> What needs to be done: Look for the string "this" in every line, and copy each line that has it.

[Items listed in a dataset]
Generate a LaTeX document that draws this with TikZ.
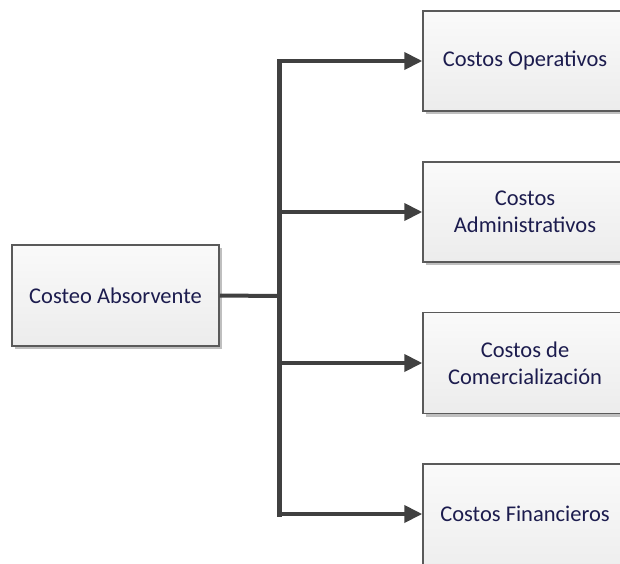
\documentclass[tikz,border=0pt]{standalone}
\usepackage{fontspec}
\setmainfont{Carlito}
\usetikzlibrary{arrows.meta,shadows}
\definecolor{boxline}{HTML}{5A5A5A}
\definecolor{linkline}{HTML}{404040}
\definecolor{labeltext}{HTML}{1C1C4E}
\definecolor{boxtop}{HTML}{FAFAFA}
\definecolor{boxbottom}{HTML}{ECECEC}
\tikzset{
  costbox/.style={draw=boxline, line width=1.5pt, rectangle,
    top color=boxtop, bottom color=boxbottom,
    drop shadow={shadow xshift=3pt, shadow yshift=-3pt, fill=black!25, opacity=1},
    text=labeltext, font=\fontsize{22.5}{27}\selectfont, align=center,
    inner sep=0pt},
  costlabel/.style={text=labeltext, font=\fontsize{22.5}{27}\selectfont,
    align=center, inner sep=0pt},
  link/.style={draw=linkline, line width=4pt},
  arrowlink/.style={link, -{Triangle[length=18pt,width=17pt]}}
}
\begin{document}
\begin{tikzpicture}[x=1pt,y=-1pt]
  \useasboundingbox (0,0) rectangle (620,563);
  \clip (0,0) rectangle (620,563);
  % source box
  \node[costbox, minimum width=207pt, minimum height=101pt] (src) at (115.5,295.5) {Costeo Absorvente};
  % target boxes, running past the right-hand edge
  \node[costbox, minimum width=240pt, minimum height=100pt,
        label={[costlabel, xshift=-18pt]center:Costos Operativos}] (op) at (543,61) {};
  \node[costbox, minimum width=240pt, minimum height=100pt,
        label={[costlabel, xshift=-18pt]center:Costos\\Administrativos}] (adm) at (543,212) {};
  \node[costbox, minimum width=240pt, minimum height=101pt,
        label={[costlabel, xshift=-18pt]center:Costos de\\Comercialización}] (com) at (543,363) {};
  \node[costbox, minimum width=240pt, minimum height=120pt,
        label={[costlabel, xshift=-18pt, yshift=10pt]center:Costos Financieros}] (fin) at (543,524) {};
  % trunk coordinates
  \coordinate (jsrc) at (279,296);
  \coordinate (jop) at (279,61);
  \coordinate (jadm) at (279,212);
  \coordinate (jcom) at (279,363);
  \coordinate (jfin) at (279,514);
  % connectors
  \draw[link] (src.east) -- (jsrc);
  \draw[link, line width=5pt, line cap=rect] (jop) -- (jfin);
  \draw[arrowlink] (jop) -- (op.west |- jop);
  \draw[arrowlink] (jadm) -- (adm.west |- jadm);
  \draw[arrowlink] (jcom) -- (com.west |- jcom);
  \draw[arrowlink] (jfin) -- (fin.west |- jfin);
\end{tikzpicture}
\end{document}
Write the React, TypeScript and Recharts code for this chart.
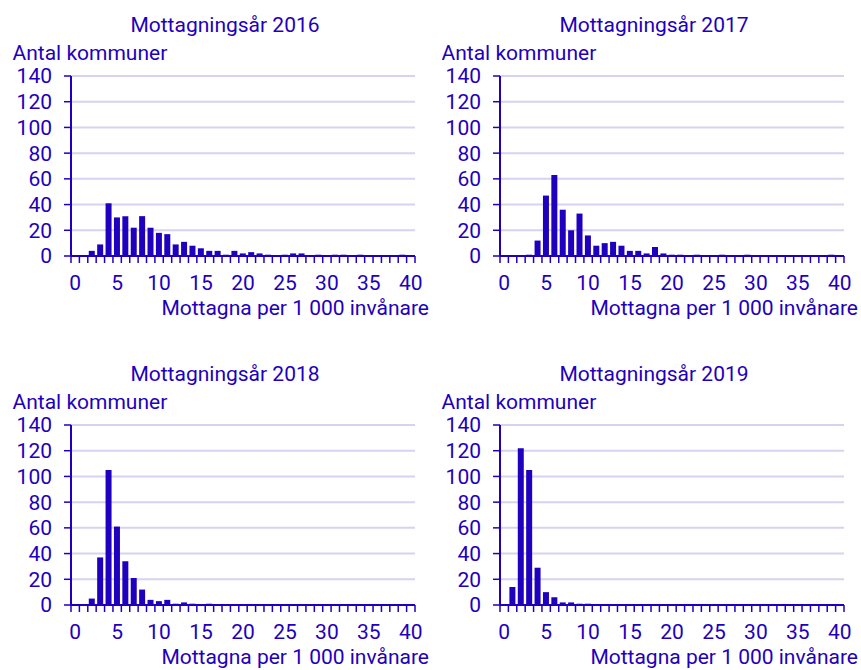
import { BarChart, Bar, XAxis, YAxis, CartesianGrid } from "recharts";

// x = mottagna per 1 000 invånare (hela tal), y = antal kommuner
const xValues = [
  0, 1, 2, 3, 4, 5, 6, 7, 8, 9, 10, 11, 12, 13, 14, 15, 16, 17, 18, 19, 20,
  21, 22, 23, 24, 25, 26, 27, 28, 29, 30, 31, 32, 33, 34, 35, 36, 37, 38, 39, 40,
];
const xTickLabels = [0, 5, 10, 15, 20, 25, 30, 35, 40];
const yTicks = [0, 20, 40, 60, 80, 100, 120, 140];

const counts2016 = [
  0, 0, 4, 9, 41, 30, 31, 22, 31, 22, 18, 17, 9, 11, 8, 6, 4, 4, 1, 4, 2,
  3, 2, 1, 0, 1, 2, 2, 0, 1, 0, 1, 1, 0, 1, 0, 0, 0, 0, 1, 0,
];
const counts2017 = [
  0, 0, 0, 1, 12, 47, 63, 36, 20, 33, 16, 8, 10, 11, 8, 4, 4, 2, 7, 2, 1,
  1, 0, 1, 0, 0, 1, 0, 0, 1, 0, 0, 0, 0, 0, 0, 0, 0, 0, 1, 0,
];
const counts2018 = [
  0, 0, 5, 37, 105, 61, 34, 21, 12, 4, 3, 4, 1, 2, 1, 0, 1, 0, 0, 0, 0,
  0, 0, 0, 0, 0, 0, 0, 0, 0, 0, 0, 0, 0, 0, 0, 0, 0, 0, 0, 0,
];
const counts2019 = [
  0, 14, 122, 105, 29, 10, 6, 2, 2, 1, 1, 0, 0, 0, 0, 0, 0, 0, 0, 0, 0,
  0, 0, 0, 0, 0, 0, 0, 0, 0, 0, 0, 0, 0, 0, 0, 0, 0, 0, 0, 0,
];

const BLUE = "#1E00BE";
const GRID = "#D5D3F1";
const FONT = "Roboto, 'Noto Sans', sans-serif";
const FS = 21;

// tick marks sit on the edges between the bars
const tickEdges = [...xValues.map((v) => v - 0.5), 40.5];

const NoLabel = () => <g />;

type PanelProps = {
  year: string;
  counts: number[];
  left: number;
  top: number;
};

function Panel({ year, counts, left, top }: PanelProps) {
  const data = xValues.map((x, i) => ({ x, n: counts[i] }));

  return (
    <div style={{ position: "absolute", left, top, width: 430, height: 340 }}>
      <BarChart
        width={430}
        height={340}
        data={data}
        margin={{ top: 76, right: 15, bottom: 37, left: 0 }}
      >
        <CartesianGrid vertical={false} stroke={GRID} strokeWidth={2} />
        <XAxis
          xAxisId={0}
          dataKey="x"
          type="number"
          domain={[-0.5, 40.5]}
          ticks={tickEdges}
          interval={0}
          tick={NoLabel}
          tickSize={7}
          height={7}
          axisLine={{ stroke: BLUE, strokeWidth: 2 }}
          tickLine={{ stroke: BLUE, strokeWidth: 1.5 }}
        />
        <XAxis
          xAxisId={1}
          dataKey="x"
          type="number"
          domain={[-0.5, 40.5]}
          ticks={xTickLabels}
          interval={0}
          axisLine={false}
          tickLine={false}
          tickSize={0}
          tickMargin={12.5}
          height={40}
          tick={{ fill: BLUE, fontSize: FS }}
        />
        <YAxis
          domain={[0, 140]}
          ticks={yTicks}
          interval={0}
          width={71}
          tickSize={7}
          tickMargin={12}
          axisLine={{ stroke: BLUE, strokeWidth: 2 }}
          tickLine={{ stroke: BLUE, strokeWidth: 1.5 }}
          tick={{ fill: BLUE, fontSize: FS }}
        />
        <Bar
          xAxisId={0}
          dataKey="n"
          fill={BLUE}
          barSize={6}
          isAnimationActive={false}
        />
      </BarChart>

      <div
        style={{
          position: "absolute",
          left: 0,
          top: 15.3,
          width: 450,
          textAlign: "center",
          fontSize: FS,
          lineHeight: FS + "px",
          color: BLUE,
          whiteSpace: "nowrap",
        }}
      >
        Mottagningsår {year}
      </div>
      <div
        style={{
          position: "absolute",
          left: 12.5,
          top: 42.8,
          fontSize: FS,
          lineHeight: FS + "px",
          color: BLUE,
          whiteSpace: "nowrap",
        }}
      >
        Antal kommuner
      </div>
      <div
        style={{
          position: "absolute",
          left: 0,
          top: 300.3,
          width: 429,
          textAlign: "right",
          fontSize: FS,
          lineHeight: "16px",
          color: BLUE,
          whiteSpace: "nowrap",
        }}
      >
        Mottagna per 1 000 invånare
      </div>
    </div>
  );
}

export default function App() {
  return (
    <div
      style={{
        position: "absolute",
        left: 0,
        top: 0,
        width: 861,
        height: 670,
        background: "#fff",
        fontFamily: FONT,
      }}
    >
      <Panel year="2016" counts={counts2016} left={0} top={0} />
      <Panel year="2017" counts={counts2017} left={429} top={0} />
      <Panel year="2018" counts={counts2018} left={0} top={349} />
      <Panel year="2019" counts={counts2019} left={429} top={349} />
    </div>
  );
}
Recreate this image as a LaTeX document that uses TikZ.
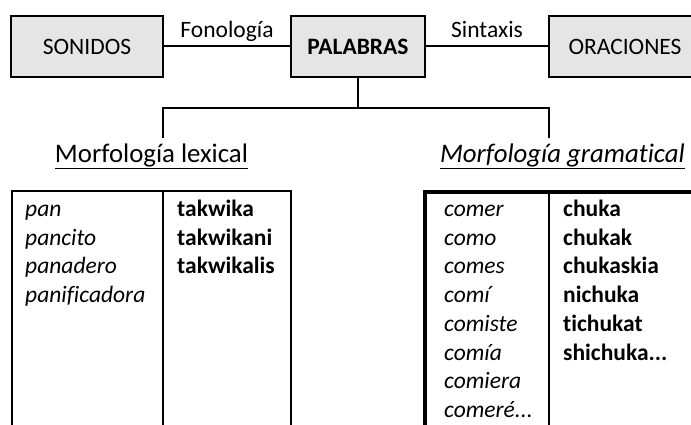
\documentclass[tikz,border=0pt]{standalone}
\usepackage{fontspec}
\setmainfont{Carlito}[Ligatures=NoCommon]
\usepackage{xcolor}
\usetikzlibrary{positioning,calc}
\definecolor{boxgray}{gray}{0.9}

\begin{document}
\begin{tikzpicture}[
  x=1pt, y=-1pt,
  font=\fontsize{23.5}{28.7}\selectfont,
  box/.style={
    draw=black,
    fill=boxgray,
    line width=2pt,
    minimum height=61pt,
    outer sep=0pt,
    inner sep=0pt
  },
  link/.style={line width=2pt, draw=black},
  rel/.style={midway, anchor=base, yshift=9pt, inner sep=0pt},
  head/.style={font=\fontsize{26.8}{32}\selectfont, anchor=base, inner sep=0pt},
  uline/.style={line width=1.5pt},
  cell/.style={anchor=base west, align=left, text width=130pt, inner sep=0pt},
  tabline/.style={line width=2pt},
  tabheavy/.style={line width=3.5pt}
]
\useasboundingbox (0,0) rectangle (691,425);

% ===== Level row =====
\node[box, minimum width=152pt]                    (son) at (87,46.5) {SONIDOS};
\node[box, minimum width=134pt, right=128pt of son] (pal) {\bfseries PALABRAS};
\node[box, minimum width=152pt, right=124pt of pal] (ora) {ORACIONES};

\draw[link] (son) -- node[rel] {Fonología} (pal);
\draw[link] (pal) -- node[rel] {Sintaxis} (ora);

% ===== Split into the two morphologies =====
\coordinate (split)    at ($(pal.south)+(0,31)$);
\coordinate (lexdrop)  at (163,138);
\coordinate (gramdrop) at (549,138);

\draw[link] (pal) -- (split);
\draw[link] (lexdrop) |- (split) -| (gramdrop);

\node[head] (lexhead)  at (151.5,162.5) {Morfología lexical};
\node[head] (gramhead) at (562.5,162.5) {\itshape Morfología gramatical};
\draw[uline] ([yshift=-6pt]lexhead.base west)  -- ([yshift=-6pt]lexhead.base east);
\draw[uline] ([yshift=-6pt]gramhead.base west) -- ([yshift=-6pt]gramhead.base east);

% ===== Tables =====
\draw[tabline] (12,425) |- (291,191) -- (291,425);
\draw[tabline] (163,191) -- (163,425);
\draw[tabheavy] (425,425) |- (700,192);
\draw[tabline] (549,192) -- (549,425);

\node[cell] (lexes)   at (25,216.5)  {\itshape pan\\pancito\\panadero\\panificadora};
\node[cell] (lexnah)  at (177,216.5) {\bfseries takwika\\takwikani\\takwikalis};
\node[cell] (gramesp) at (444,216.5) {\itshape comer\\como\\comes\\comí\\comiste\\comía\\comiera\\comeré...};
\node[cell] (gramnah) at (563,216.5) {\bfseries chuka\\chukak\\chukaskia\\nichuka\\tichukat\\shichuka...};

\end{tikzpicture}
\end{document}
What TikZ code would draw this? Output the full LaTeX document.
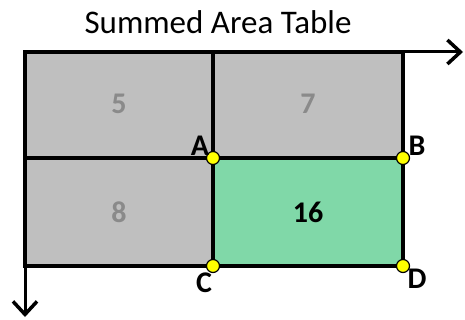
\documentclass[tikz,border=0pt]{standalone}
\usepackage{fontspec}
\setmainfont{Carlito}
\usetikzlibrary{arrows.meta}
\definecolor{cellgray}{HTML}{BFBFBF}
\definecolor{cellgreen}{HTML}{80D8A8}
\definecolor{numgray}{HTML}{8A8A8A}
\definecolor{dotyellow}{HTML}{FFFF00}
\begin{document}
\begin{tikzpicture}[x=1pt,y=-1pt,
  gridline/.style={line width=4pt},
  axis/.style={line width=3pt,-{Straight Barb[length=13pt,width=24pt,line width=3.5pt]}},
  num/.style={font=\fontsize{30}{30}\selectfont\bfseries, text=numgray},
  corner/.style={circle,draw=black,fill=dotyellow,line width=1.2pt,inner sep=0pt,minimum size=13pt},
  lbl/.style={font=\fontsize{30}{30}\selectfont\bfseries}]
\useasboundingbox (0,0) rectangle (465,320);
\coordinate (TL) at (25,52);
\coordinate (TM) at (213,52);
\coordinate (TR) at (403,52);
\coordinate (ML) at (25,158);
\coordinate (A) at (213,158);
\coordinate (B) at (403,158);
\coordinate (BL) at (25,266);
\coordinate (C) at (213,266);
\coordinate (D) at (403,266);
\fill[cellgray] (TL) rectangle (B);
\fill[cellgray] (ML) rectangle (C);
\fill[cellgreen] (A) rectangle (D);
\node[font=\fontsize{33}{33}\selectfont] (title) at (218,22) {Summed Area Table};
\node[num] (n5) at (119,104) {5};
\node[num] (n7) at (308,104) {7};
\node[num] (n8) at (119,212) {8};
\node[num,text=black] (n16) at (308,212) {16};
\draw[gridline,line cap=rect] (TL) -- (TR) -- (D) -- (BL) -- cycle;
\draw[gridline] (TM) -- (C);
\draw[gridline] (ML) -- (B);
\coordinate (xend) at (463,52);
\coordinate (yend) at (25,317);
\draw[axis] (TR) -- (xend);
\draw[axis] (BL) -- (yend);
\node[corner] (dA) at (A) {};
\node[corner] (dB) at (B) {};
\node[corner] (dC) at (C) {};
\node[corner] (dD) at (D) {};
\node[lbl] (lA) at (200,146) {A};
\node[lbl] (lB) at (417,146) {B};
\node[lbl] (lC) at (204,283) {C};
\node[lbl] (lD) at (417,279) {D};
\end{tikzpicture}
\end{document}
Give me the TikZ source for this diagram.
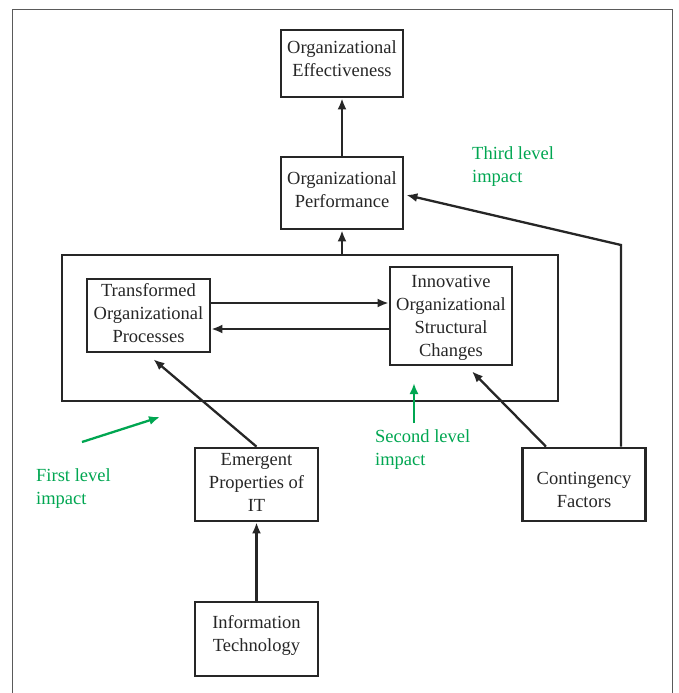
\documentclass[tikz,border=0pt]{standalone}
\usepackage{fontspec}
\setmainfont{Liberation Serif}
\usetikzlibrary{arrows.meta}
\definecolor{impgreen}{RGB}{0,166,81}
\definecolor{framegray}{RGB}{90,90,90}
\begin{document}
\begin{tikzpicture}[x=1pt,y=-1pt,
  box/.style={draw=black!85,line width=2.7pt,align=center,inner sep=0pt,
    font=\fontsize{18.5}{23}\selectfont,text=black!85,text depth=0pt},
  conn/.style={line width=2.3pt,draw=black!85,-{Latex[length=11pt,width=9pt]}},
  gconn/.style={line width=2.3pt,draw=impgreen,-{Latex[length=11pt,width=9pt]}},
  glabel/.style={text=impgreen,align=left,anchor=west,inner sep=0pt,
    font=\fontsize{18.5}{23}\selectfont}]
\useasboundingbox (0,0) rectangle (679,693);
\draw[framegray,line width=1pt] (12,705) -- (12,10) -- (672,10) -- (672,705);

\node[box,minimum width=122,minimum height=67,text height=27pt] (OE) at (342,63.5) {Organizational\\Effectiveness};
\node[box,minimum width=122,minimum height=72,text height=28pt] (OP) at (342,193) {Organizational\\Performance};
\node[draw=black!85,line width=2.7pt,minimum width=496,minimum height=146,inner sep=0pt] (big) at (310,328) {};
\node[box,minimum width=123,minimum height=73,text height=53pt] (TOP) at (148.5,315.5) {Transformed\\Organizational\\Processes};
\node[box,minimum width=122,minimum height=98,text height=80pt] (IOSC) at (451,316) {Innovative\\Organizational\\Structural\\Changes};
\node[box,minimum width=123,minimum height=73,text height=53pt] (EP) at (256.5,484.5) {Emergent\\Properties of\\IT};
\node[box,minimum width=123,minimum height=73,text height=45pt] (CF) at (584,484.5) {Contingency\\Factors};
\node[box,minimum width=123,minimum height=74,text height=24pt] (IT) at (256.5,639) {Information\\Technology};

\draw[conn] (OP.north) -- (OE.south);
\draw[conn] (OP.south |- big.north) -- (OP.south);
\draw[conn] ([yshift=12.5pt]TOP.east) -- ([yshift=12.5pt]TOP.east -| IOSC.west);
\draw[conn] ([yshift=-13.5pt]TOP.east -| IOSC.west) -- ([yshift=-13.5pt]TOP.east);
\draw[conn] (EP.north) -- ([xshift=5pt,yshift=-6pt]TOP.south);
\draw[conn] ([xshift=-38pt]CF.north) -- ([xshift=21pt,yshift=-5pt]IOSC.south);
\coordinate (bend) at (621,245);
\draw[conn] ([xshift=37pt]CF.north) -- (bend) -- ([xshift=2pt,yshift=-2pt]OP.east);
\draw[conn] (IT.north) -- (EP.south);

\coordinate (g1a) at (82,442);
\coordinate (g1b) at (160,417);
\draw[gconn] (g1a) -- (g1b);
\coordinate (g2a) at (414,423);
\coordinate (g2b) at (414,383);
\draw[gconn] (g2a) -- (g2b);

\node[glabel] (L3) at (472,166.5) {Third level\\impact};
\node[glabel] (L2) at (375,449.5) {Second level\\impact};
\node[glabel] (L1) at (36,488.5) {First level\\impact};
\end{tikzpicture}
\end{document}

> Exercise response:
Generate a LaTeX document that draws this with TikZ.
Write the React, TypeScript and Recharts code for this chart.
Recreate this image as a LaTeX document that uses TikZ.
What TikZ code would draw this? Output the full LaTeX document.
Give me the TikZ source for this diagram.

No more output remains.